→ **Task details**: Return the lines that follow, exactly as they appear, from the first through the one containing "from matplotlib.patches import"; no pictures are to be included.

Records with drawing code
[BEGIN]
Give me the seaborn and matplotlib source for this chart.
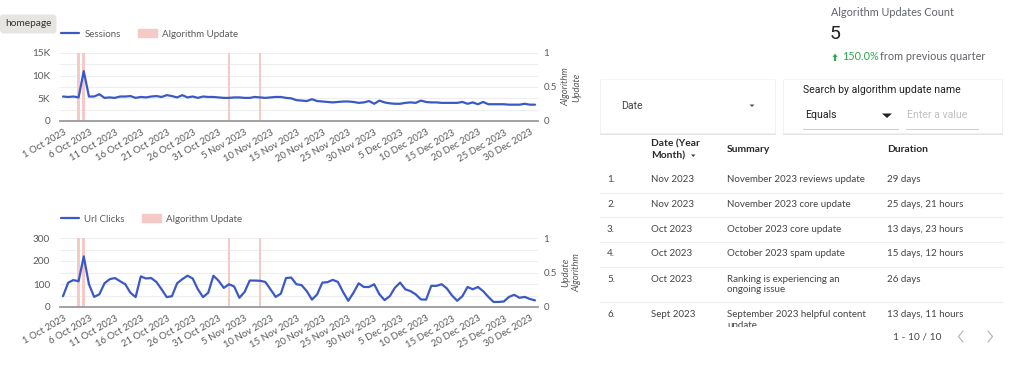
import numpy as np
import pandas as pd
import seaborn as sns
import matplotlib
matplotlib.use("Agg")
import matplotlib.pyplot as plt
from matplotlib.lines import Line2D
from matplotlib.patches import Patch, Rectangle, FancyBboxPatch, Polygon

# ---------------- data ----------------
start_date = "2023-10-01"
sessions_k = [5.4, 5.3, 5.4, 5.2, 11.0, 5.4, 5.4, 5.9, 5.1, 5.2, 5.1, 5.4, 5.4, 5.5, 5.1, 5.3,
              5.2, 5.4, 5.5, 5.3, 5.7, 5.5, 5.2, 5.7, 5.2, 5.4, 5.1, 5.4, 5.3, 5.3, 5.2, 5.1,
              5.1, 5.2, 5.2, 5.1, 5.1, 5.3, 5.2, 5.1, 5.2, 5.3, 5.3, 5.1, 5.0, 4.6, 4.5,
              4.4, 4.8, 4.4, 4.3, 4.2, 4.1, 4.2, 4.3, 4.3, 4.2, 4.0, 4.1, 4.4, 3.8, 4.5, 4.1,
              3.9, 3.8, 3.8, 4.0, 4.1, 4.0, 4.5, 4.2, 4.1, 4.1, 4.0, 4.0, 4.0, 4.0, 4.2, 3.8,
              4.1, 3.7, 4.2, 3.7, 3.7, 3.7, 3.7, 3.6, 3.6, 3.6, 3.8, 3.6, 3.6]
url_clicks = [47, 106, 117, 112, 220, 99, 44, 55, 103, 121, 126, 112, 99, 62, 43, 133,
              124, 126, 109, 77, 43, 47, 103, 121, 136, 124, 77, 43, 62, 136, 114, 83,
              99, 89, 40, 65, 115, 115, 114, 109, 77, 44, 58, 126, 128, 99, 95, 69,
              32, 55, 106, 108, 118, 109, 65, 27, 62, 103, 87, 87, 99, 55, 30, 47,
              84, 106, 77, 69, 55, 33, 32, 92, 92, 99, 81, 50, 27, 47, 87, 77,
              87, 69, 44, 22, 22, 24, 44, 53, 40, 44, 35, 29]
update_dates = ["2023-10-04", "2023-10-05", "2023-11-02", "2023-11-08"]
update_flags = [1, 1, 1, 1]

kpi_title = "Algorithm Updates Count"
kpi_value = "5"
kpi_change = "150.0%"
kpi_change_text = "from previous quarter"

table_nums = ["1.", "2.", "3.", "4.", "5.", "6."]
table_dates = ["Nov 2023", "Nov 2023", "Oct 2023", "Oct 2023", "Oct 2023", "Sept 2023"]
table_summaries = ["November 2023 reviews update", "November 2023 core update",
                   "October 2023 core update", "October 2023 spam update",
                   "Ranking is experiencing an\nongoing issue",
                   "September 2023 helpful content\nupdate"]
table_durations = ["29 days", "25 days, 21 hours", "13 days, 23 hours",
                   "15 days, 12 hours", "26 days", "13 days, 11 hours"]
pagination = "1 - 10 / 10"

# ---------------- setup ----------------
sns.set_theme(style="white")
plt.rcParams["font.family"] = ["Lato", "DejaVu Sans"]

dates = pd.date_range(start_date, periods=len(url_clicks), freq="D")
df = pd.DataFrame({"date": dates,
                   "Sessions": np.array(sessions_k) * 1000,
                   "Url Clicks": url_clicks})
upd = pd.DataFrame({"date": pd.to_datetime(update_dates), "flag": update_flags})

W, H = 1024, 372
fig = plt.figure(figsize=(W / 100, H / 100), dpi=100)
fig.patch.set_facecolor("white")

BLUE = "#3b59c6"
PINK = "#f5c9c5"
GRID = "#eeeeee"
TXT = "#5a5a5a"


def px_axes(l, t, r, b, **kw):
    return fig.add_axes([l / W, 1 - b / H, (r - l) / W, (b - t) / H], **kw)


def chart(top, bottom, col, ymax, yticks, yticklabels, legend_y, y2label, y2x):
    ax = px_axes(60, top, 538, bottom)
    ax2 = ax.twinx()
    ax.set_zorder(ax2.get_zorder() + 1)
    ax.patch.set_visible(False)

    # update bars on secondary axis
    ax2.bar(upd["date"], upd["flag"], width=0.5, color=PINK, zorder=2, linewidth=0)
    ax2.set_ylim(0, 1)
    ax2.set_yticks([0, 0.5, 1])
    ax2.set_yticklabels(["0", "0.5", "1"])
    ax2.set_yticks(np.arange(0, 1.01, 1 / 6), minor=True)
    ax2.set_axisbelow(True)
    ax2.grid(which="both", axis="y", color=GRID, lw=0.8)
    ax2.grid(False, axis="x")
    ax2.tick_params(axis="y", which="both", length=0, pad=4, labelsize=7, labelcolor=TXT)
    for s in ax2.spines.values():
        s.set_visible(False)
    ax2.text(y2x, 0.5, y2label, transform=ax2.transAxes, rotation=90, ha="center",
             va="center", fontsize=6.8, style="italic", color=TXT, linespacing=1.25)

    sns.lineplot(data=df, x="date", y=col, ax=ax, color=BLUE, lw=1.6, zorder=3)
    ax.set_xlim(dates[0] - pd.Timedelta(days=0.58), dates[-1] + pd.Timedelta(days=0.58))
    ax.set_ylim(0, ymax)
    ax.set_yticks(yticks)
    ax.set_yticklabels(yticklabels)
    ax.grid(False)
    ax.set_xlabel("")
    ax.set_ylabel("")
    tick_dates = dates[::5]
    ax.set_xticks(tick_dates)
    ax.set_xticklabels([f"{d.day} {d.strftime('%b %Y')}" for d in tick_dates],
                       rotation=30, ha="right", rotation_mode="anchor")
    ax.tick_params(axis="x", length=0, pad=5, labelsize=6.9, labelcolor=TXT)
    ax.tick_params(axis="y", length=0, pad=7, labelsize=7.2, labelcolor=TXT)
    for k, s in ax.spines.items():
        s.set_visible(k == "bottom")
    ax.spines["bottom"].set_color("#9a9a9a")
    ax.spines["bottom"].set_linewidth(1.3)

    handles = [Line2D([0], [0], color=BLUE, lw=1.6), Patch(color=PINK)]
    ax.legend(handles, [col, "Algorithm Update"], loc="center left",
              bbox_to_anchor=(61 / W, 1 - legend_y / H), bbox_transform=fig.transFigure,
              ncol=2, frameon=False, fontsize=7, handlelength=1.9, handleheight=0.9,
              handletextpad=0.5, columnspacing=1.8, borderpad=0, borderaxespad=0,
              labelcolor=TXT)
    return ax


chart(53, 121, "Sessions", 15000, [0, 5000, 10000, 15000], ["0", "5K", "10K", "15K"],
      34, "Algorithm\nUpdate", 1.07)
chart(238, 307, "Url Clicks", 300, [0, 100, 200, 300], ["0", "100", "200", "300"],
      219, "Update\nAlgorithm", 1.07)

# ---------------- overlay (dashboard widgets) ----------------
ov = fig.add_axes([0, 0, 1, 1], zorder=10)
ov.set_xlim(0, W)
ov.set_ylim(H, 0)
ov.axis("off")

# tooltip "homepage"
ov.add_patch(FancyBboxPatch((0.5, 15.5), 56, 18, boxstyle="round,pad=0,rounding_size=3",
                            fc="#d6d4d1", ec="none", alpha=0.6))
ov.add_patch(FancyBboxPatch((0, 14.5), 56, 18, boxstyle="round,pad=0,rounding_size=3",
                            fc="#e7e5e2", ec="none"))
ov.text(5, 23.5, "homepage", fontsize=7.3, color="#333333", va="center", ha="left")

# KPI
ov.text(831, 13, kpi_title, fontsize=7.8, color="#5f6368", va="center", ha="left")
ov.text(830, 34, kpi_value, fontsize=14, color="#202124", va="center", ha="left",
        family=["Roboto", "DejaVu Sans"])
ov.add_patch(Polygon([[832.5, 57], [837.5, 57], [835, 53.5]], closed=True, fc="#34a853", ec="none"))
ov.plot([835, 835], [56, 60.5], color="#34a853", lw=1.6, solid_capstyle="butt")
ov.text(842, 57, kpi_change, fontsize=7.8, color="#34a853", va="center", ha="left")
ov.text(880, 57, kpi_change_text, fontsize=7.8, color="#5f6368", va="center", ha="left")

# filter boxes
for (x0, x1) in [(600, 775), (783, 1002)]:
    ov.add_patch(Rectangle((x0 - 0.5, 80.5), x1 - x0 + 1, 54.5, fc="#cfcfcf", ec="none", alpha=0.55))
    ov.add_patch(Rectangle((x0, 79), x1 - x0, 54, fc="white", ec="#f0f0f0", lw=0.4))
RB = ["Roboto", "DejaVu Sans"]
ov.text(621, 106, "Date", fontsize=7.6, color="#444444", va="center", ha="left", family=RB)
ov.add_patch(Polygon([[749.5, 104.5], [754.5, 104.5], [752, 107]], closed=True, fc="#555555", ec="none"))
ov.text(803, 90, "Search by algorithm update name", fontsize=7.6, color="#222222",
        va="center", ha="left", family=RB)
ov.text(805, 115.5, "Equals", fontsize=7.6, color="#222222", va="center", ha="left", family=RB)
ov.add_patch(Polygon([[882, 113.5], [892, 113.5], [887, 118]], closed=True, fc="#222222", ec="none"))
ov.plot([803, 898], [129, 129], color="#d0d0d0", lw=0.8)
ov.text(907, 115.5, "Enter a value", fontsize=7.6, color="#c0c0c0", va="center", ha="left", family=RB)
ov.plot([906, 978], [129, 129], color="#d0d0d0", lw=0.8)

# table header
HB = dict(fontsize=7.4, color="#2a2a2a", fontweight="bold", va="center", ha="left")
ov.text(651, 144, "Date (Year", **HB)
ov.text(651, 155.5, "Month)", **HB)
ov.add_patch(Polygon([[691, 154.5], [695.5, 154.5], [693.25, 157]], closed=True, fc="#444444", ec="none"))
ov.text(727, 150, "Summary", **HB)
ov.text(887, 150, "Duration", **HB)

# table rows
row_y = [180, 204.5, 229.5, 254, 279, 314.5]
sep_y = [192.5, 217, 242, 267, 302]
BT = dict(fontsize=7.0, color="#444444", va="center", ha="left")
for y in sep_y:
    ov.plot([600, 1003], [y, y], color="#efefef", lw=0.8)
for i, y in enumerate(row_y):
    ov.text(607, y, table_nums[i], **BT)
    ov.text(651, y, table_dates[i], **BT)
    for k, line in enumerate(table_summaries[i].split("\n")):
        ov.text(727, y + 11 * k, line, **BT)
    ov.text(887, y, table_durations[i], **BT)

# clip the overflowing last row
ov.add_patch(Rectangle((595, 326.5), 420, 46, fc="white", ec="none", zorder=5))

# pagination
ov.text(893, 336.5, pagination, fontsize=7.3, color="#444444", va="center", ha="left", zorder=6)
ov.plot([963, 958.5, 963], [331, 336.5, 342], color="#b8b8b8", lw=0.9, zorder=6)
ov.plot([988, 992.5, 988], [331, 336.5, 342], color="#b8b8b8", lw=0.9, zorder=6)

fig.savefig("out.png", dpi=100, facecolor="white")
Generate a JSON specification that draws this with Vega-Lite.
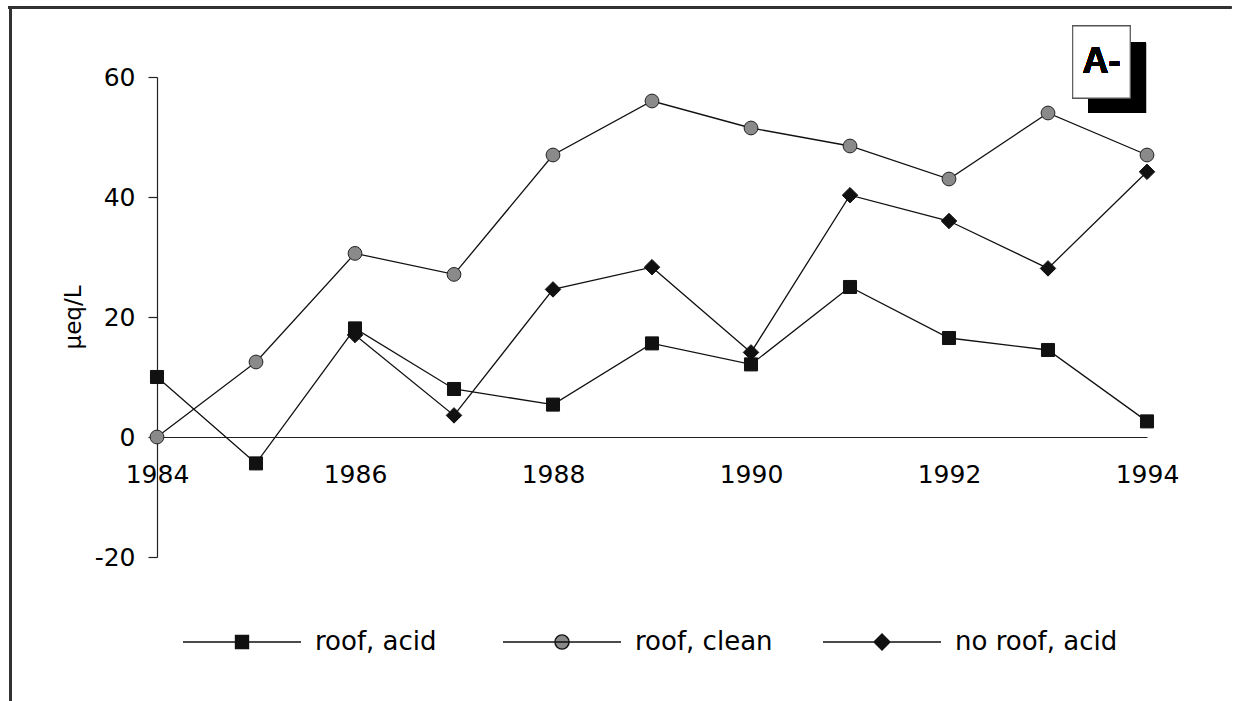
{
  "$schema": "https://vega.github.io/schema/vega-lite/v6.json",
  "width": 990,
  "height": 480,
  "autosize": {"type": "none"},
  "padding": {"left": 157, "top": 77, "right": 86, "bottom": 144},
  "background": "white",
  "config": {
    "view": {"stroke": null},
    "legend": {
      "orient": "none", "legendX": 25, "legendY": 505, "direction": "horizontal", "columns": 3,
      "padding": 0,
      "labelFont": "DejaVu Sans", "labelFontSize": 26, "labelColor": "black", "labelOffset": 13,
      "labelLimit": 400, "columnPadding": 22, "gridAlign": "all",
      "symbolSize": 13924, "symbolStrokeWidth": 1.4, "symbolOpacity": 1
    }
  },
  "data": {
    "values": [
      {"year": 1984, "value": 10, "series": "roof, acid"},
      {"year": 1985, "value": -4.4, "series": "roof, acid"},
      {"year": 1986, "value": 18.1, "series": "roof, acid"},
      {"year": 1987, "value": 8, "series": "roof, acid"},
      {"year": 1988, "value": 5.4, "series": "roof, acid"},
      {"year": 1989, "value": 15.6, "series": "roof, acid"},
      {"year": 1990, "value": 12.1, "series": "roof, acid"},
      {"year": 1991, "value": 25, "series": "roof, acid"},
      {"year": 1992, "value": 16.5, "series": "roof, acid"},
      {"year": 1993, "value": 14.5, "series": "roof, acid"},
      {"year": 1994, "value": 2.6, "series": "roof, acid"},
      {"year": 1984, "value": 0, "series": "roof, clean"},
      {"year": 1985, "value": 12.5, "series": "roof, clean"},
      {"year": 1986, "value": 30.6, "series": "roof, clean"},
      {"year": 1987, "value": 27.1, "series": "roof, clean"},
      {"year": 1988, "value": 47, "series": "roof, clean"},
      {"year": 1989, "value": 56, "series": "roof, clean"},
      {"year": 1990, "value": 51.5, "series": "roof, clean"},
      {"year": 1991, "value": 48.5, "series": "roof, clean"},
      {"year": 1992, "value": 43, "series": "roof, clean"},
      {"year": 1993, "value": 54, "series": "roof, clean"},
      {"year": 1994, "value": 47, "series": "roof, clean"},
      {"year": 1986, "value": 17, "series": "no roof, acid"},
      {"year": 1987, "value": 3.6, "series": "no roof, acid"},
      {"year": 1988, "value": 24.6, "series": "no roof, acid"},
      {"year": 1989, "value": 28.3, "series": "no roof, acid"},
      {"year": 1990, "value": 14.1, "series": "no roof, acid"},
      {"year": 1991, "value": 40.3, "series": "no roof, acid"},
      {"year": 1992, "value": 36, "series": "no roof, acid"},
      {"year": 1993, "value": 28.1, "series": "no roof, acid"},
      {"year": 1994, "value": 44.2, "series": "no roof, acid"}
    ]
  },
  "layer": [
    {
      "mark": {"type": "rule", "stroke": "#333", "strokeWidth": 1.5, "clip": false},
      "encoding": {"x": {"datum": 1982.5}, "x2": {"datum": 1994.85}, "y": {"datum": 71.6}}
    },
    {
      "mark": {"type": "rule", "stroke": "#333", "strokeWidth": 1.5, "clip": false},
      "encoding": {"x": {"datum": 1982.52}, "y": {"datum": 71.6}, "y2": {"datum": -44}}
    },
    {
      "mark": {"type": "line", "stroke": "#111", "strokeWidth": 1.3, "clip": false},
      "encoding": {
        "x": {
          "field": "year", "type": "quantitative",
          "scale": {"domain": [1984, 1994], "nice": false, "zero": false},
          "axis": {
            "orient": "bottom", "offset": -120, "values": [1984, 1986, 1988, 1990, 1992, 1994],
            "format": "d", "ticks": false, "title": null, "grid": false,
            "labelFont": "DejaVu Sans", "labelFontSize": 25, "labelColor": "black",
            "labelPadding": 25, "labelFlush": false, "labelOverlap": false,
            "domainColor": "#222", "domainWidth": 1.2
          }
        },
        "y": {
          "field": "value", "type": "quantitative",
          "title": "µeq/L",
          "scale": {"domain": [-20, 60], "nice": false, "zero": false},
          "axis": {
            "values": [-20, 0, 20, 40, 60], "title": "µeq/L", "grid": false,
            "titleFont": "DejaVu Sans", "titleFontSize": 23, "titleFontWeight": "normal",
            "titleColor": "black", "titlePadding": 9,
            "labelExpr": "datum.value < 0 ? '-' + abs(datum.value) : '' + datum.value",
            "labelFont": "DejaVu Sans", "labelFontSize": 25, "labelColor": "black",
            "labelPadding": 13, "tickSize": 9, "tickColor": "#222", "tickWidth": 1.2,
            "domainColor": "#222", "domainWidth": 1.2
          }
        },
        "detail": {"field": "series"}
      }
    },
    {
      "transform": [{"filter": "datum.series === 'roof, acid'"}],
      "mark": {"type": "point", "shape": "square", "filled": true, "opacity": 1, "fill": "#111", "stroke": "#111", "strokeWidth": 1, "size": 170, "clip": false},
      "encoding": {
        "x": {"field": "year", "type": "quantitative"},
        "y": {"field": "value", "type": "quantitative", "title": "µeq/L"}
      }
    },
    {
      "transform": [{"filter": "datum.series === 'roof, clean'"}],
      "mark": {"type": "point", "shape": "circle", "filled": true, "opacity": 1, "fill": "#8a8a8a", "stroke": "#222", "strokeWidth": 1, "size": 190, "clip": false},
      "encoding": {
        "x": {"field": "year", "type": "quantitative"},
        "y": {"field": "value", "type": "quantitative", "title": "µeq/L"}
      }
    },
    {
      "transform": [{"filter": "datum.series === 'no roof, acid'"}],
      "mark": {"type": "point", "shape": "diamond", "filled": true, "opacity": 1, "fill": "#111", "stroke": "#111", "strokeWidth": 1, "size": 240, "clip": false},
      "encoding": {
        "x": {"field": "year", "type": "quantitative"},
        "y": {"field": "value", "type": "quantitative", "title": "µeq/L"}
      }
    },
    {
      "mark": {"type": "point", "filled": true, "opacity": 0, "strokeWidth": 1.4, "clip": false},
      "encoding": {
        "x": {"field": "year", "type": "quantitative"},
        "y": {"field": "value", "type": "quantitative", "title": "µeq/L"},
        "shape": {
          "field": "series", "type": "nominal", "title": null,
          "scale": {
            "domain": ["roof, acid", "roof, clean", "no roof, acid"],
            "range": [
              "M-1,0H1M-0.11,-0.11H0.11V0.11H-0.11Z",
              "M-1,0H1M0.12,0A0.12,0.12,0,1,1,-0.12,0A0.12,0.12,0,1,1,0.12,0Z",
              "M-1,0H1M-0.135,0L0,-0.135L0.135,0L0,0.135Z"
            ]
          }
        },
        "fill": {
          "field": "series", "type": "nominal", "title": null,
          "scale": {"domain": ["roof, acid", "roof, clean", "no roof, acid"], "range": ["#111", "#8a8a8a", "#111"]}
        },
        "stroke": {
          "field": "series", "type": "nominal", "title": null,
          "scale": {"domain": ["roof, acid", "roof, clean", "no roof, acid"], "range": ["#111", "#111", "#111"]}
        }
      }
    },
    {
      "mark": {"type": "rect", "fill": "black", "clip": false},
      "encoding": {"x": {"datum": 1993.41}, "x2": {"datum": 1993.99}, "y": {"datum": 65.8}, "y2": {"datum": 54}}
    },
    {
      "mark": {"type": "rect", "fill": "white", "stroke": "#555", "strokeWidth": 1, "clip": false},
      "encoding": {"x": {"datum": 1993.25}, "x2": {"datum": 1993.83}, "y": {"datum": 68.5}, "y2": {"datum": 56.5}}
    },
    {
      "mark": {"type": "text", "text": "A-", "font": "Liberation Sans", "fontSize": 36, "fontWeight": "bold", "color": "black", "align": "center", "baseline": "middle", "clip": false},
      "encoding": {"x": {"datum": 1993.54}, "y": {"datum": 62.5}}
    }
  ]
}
[END]
→ **Output of the exercise**:
Give me the seaborn and matplotlib source for this chart.
import numpy as np
import pandas as pd
import seaborn as sns
import matplotlib
matplotlib.use("Agg")
import matplotlib.pyplot as plt
from matplotlib.lines import Line2D
from matplotlib.patches import Patch, Rectangle, FancyBboxPatch, Polygon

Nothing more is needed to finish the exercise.